=== Task prompt ===
Print the listing in its entirety and exactly, leaving out images.

=== Source material ===

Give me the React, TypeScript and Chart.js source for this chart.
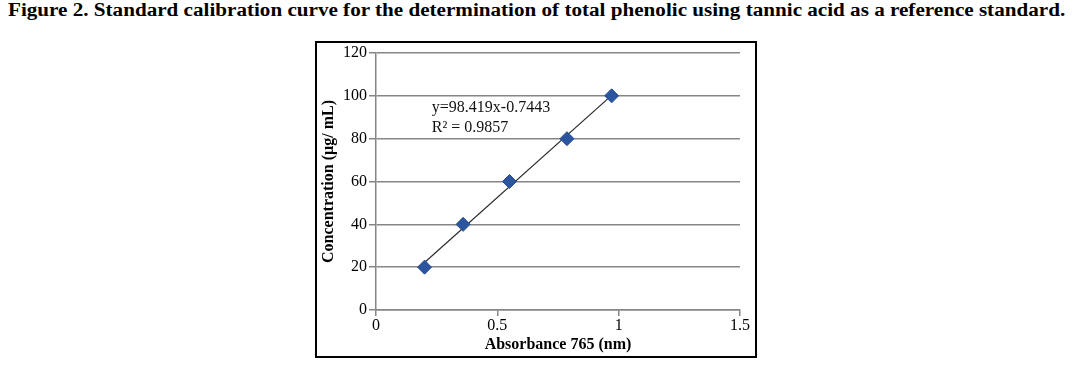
import React, { useEffect, useRef } from "react";
import { Chart, registerables } from "chart.js";

Chart.register(...registerables);

const titleText =
  "Figure 2. Standard calibration curve for the determination of total phenolic using tannic acid as a reference standard.";
const absorbance = [0.2, 0.359, 0.55, 0.787, 0.971];
const concentration = [20, 40, 60, 80, 100];
const trendX = [0.2, 0.971];
const trendY = [22.2, 100.2];
const xTicks = [0, 0.5, 1, 1.5];
const yTicks = [0, 20, 40, 60, 80, 100, 120];
const equationLines = ["y=98.419x-0.7443", "R² = 0.9857"];
const xTitle = "Absorbance 765 (nm)";
const yTitle = "Concentration (µg/ mL)";

const SERIF = "'Liberation Serif', 'Times New Roman', serif";
const GRID = "#868686";

export default function App() {
  const ref = useRef<HTMLCanvasElement | null>(null);
  const titleRef = useRef<HTMLDivElement | null>(null);

  useEffect(() => {
    if (titleRef.current) {
      const w = titleRef.current.scrollWidth;
      if (w > 0) titleRef.current.style.transform = `scaleX(${1057 / w})`;
    }
    if (!ref.current) return;
    const annotate = {
      id: "equation",
      afterDatasetsDraw(chart: any) {
        const { ctx, scales } = chart;
        const x = scales.x.getPixelForValue(0.23);
        const y0 = scales.y.getPixelForValue(92.5);
        const y1 = scales.y.getPixelForValue(83);
        ctx.save();
        ctx.fillStyle = "#111";
        ctx.font = `16px ${SERIF}`;
        ctx.textBaseline = "alphabetic";
        ctx.textAlign = "left";
        ctx.fillText(equationLines[0], x, y0);
        ctx.fillText(equationLines[1], x, y1);
        ctx.restore();
      },
    };
    const chart = new Chart(ref.current, {
      type: "scatter",
      data: {
        datasets: [
          {
            label: "trend",
            data: trendX.map((x, i) => ({ x, y: trendY[i] })),
            showLine: true,
            borderColor: "#2a2a2a",
            borderWidth: 1.2,
            pointRadius: 0,
            order: 2,
          },
          {
            label: "data",
            data: absorbance.map((x, i) => ({ x, y: concentration[i] })),
            pointStyle: "rectRot",
            pointRadius: 7,
            backgroundColor: "#2c559f",
            borderColor: "#24498c",
            borderWidth: 1,
            order: 1,
          },
        ],
      },
      options: {
        animation: false,
        responsive: false,
        layout: { padding: { top: 8, right: 15, left: 2, bottom: 2 } },
        plugins: {
          legend: { display: false },
          tooltip: { enabled: false },
        },
        scales: {
          x: {
            type: "linear",
            min: 0,
            max: 1.5,
            afterBuildTicks: (s: any) => {
              s.ticks = xTicks.map((v) => ({ value: v }));
            },
            afterFit: (s: any) => {
              s.height = 44;
            },
            border: { color: GRID, width: 1.5 },
            grid: {
              drawOnChartArea: false,
              drawTicks: true,
              tickLength: 6,
              color: GRID,
              lineWidth: 1.5,
            },
            ticks: {
              color: "#000",
              font: { family: SERIF, size: 16 },
              padding: 0,
              maxRotation: 0,
              callback: (v: any) => String(v),
            },
            title: {
              display: true,
              text: xTitle,
              color: "#000",
              font: { family: SERIF, size: 16, weight: "bold" },
              padding: { top: 0, bottom: 0 },
            },
          },
          y: {
            type: "linear",
            min: 0,
            max: 120,
            afterBuildTicks: (s: any) => {
              s.ticks = yTicks.map((v) => ({ value: v }));
            },
            afterFit: (s: any) => {
              s.width = 57;
            },
            border: { color: GRID, width: 1.5 },
            grid: {
              drawOnChartArea: true,
              drawTicks: true,
              tickLength: 7,
              color: GRID,
              lineWidth: 1.5,
            },
            ticks: {
              color: "#000",
              font: { family: SERIF, size: 16, lineHeight: 1 },
              padding: 2,
            },
            title: {
              display: true,
              text: yTitle,
              color: "#000",
              font: { family: SERIF, size: 16, weight: "bold" },
              padding: { top: 0, bottom: 0 },
            },
          },
        },
      },
      plugins: [annotate],
    });
    return () => chart.destroy();
  }, []);

  return (
    <div
      style={{
        position: "fixed",
        left: 0,
        top: 0,
        width: 1075,
        height: 366,
        background: "#fff",
      }}
    >
      <div
        ref={titleRef}
        style={{
          position: "absolute",
          left: 8,
          top: 0,
          whiteSpace: "nowrap",
          fontFamily: SERIF,
          fontWeight: "bold",
          fontSize: 18,
          lineHeight: "21px",
          color: "#000",
          transformOrigin: "0 0",
        }}
      >
        {titleText}
      </div>
      <div
        style={{
          position: "absolute",
          left: 315,
          top: 41,
          width: 438,
          height: 313,
          border: "2px solid #000",
        }}
      >
        <canvas ref={ref} width={438} height={313} style={{ display: "block" }} />
      </div>
    </div>
  );
}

=== Response to this exercise ===
Give me the React, TypeScript and Chart.js source for this chart.
import React, { useEffect, useRef } from "react";
import { Chart, registerables } from "chart.js";

Chart.register(...registerables);

const titleText =
  "Figure 2. Standard calibration curve for the determination of total phenolic using tannic acid as a reference standard.";
const absorbance = [0.2, 0.359, 0.55, 0.787, 0.971];
const concentration = [20, 40, 60, 80, 100];
const trendX = [0.2, 0.971];
const trendY = [22.2, 100.2];
const xTicks = [0, 0.5, 1, 1.5];
const yTicks = [0, 20, 40, 60, 80, 100, 120];
const equationLines = ["y=98.419x-0.7443", "R² = 0.9857"];
const xTitle = "Absorbance 765 (nm)";
const yTitle = "Concentration (µg/ mL)";

const SERIF = "'Liberation Serif', 'Times New Roman', serif";
const GRID = "#868686";

export default function App() {
  const ref = useRef<HTMLCanvasElement | null>(null);
  const titleRef = useRef<HTMLDivElement | null>(null);

  useEffect(() => {
    if (titleRef.current) {
      const w = titleRef.current.scrollWidth;
      if (w > 0) titleRef.current.style.transform = `scaleX(${1057 / w})`;
    }
    if (!ref.current) return;
    const annotate = {
      id: "equation",
      afterDatasetsDraw(chart: any) {
        const { ctx, scales } = chart;
        const x = scales.x.getPixelForValue(0.23);
        const y0 = scales.y.getPixelForValue(92.5);
        const y1 = scales.y.getPixelForValue(83);
        ctx.save();
        ctx.fillStyle = "#111";
        ctx.font = `16px ${SERIF}`;
        ctx.textBaseline = "alphabetic";
        ctx.textAlign = "left";
        ctx.fillText(equationLines[0], x, y0);
        ctx.fillText(equationLines[1], x, y1);
        ctx.restore();
      },
    };
    const chart = new Chart(ref.current, {
      type: "scatter",
      data: {
        datasets: [
          {
            label: "trend",
            data: trendX.map((x, i) => ({ x, y: trendY[i] })),
            showLine: true,
            borderColor: "#2a2a2a",
            borderWidth: 1.2,
            pointRadius: 0,
            order: 2,
          },
          {
            label: "data",
            data: absorbance.map((x, i) => ({ x, y: concentration[i] })),
            pointStyle: "rectRot",
            pointRadius: 7,
            backgroundColor: "#2c559f",
            borderColor: "#24498c",
            borderWidth: 1,
            order: 1,
          },
        ],
      },
      options: {
        animation: false,
        responsive: false,
        layout: { padding: { top: 8, right: 15, left: 2, bottom: 2 } },
        plugins: {
          legend: { display: false },
          tooltip: { enabled: false },
        },
        scales: {
          x: {
            type: "linear",
            min: 0,
            max: 1.5,
            afterBuildTicks: (s: any) => {
              s.ticks = xTicks.map((v) => ({ value: v }));
            },
            afterFit: (s: any) => {
              s.height = 44;
            },
            border: { color: GRID, width: 1.5 },
            grid: {
              drawOnChartArea: false,
              drawTicks: true,
              tickLength: 6,
              color: GRID,
              lineWidth: 1.5,
            },
            ticks: {
              color: "#000",
              font: { family: SERIF, size: 16 },
              padding: 0,
              maxRotation: 0,
              callback: (v: any) => String(v),
            },
            title: {
              display: true,
              text: xTitle,
              color: "#000",
              font: { family: SERIF, size: 16, weight: "bold" },
              padding: { top: 0, bottom: 0 },
            },
          },
          y: {
            type: "linear",
            min: 0,
            max: 120,
            afterBuildTicks: (s: any) => {
              s.ticks = yTicks.map((v) => ({ value: v }));
            },
            afterFit: (s: any) => {
              s.width = 57;
            },
            border: { color: GRID, width: 1.5 },
            grid: {
              drawOnChartArea: true,
              drawTicks: true,
              tickLength: 7,
              color: GRID,
              lineWidth: 1.5,
            },
            ticks: {
              color: "#000",
              font: { family: SERIF, size: 16, lineHeight: 1 },
              padding: 2,
            },
            title: {
              display: true,
              text: yTitle,
              color: "#000",
              font: { family: SERIF, size: 16, weight: "bold" },
              padding: { top: 0, bottom: 0 },
            },
          },
        },
      },
      plugins: [annotate],
    });
    return () => chart.destroy();
  }, []);

  return (
    <div
      style={{
        position: "fixed",
        left: 0,
        top: 0,
        width: 1075,
        height: 366,
        background: "#fff",
      }}
    >
      <div
        ref={titleRef}
        style={{
          position: "absolute",
          left: 8,
          top: 0,
          whiteSpace: "nowrap",
          fontFamily: SERIF,
          fontWeight: "bold",
          fontSize: 18,
          lineHeight: "21px",
          color: "#000",
          transformOrigin: "0 0",
        }}
      >
        {titleText}
      </div>
      <div
        style={{
          position: "absolute",
          left: 315,
          top: 41,
          width: 438,
          height: 313,
          border: "2px solid #000",
        }}
      >
        <canvas ref={ref} width={438} height={313} style={{ display: "block" }} />
      </div>
    </div>
  );
}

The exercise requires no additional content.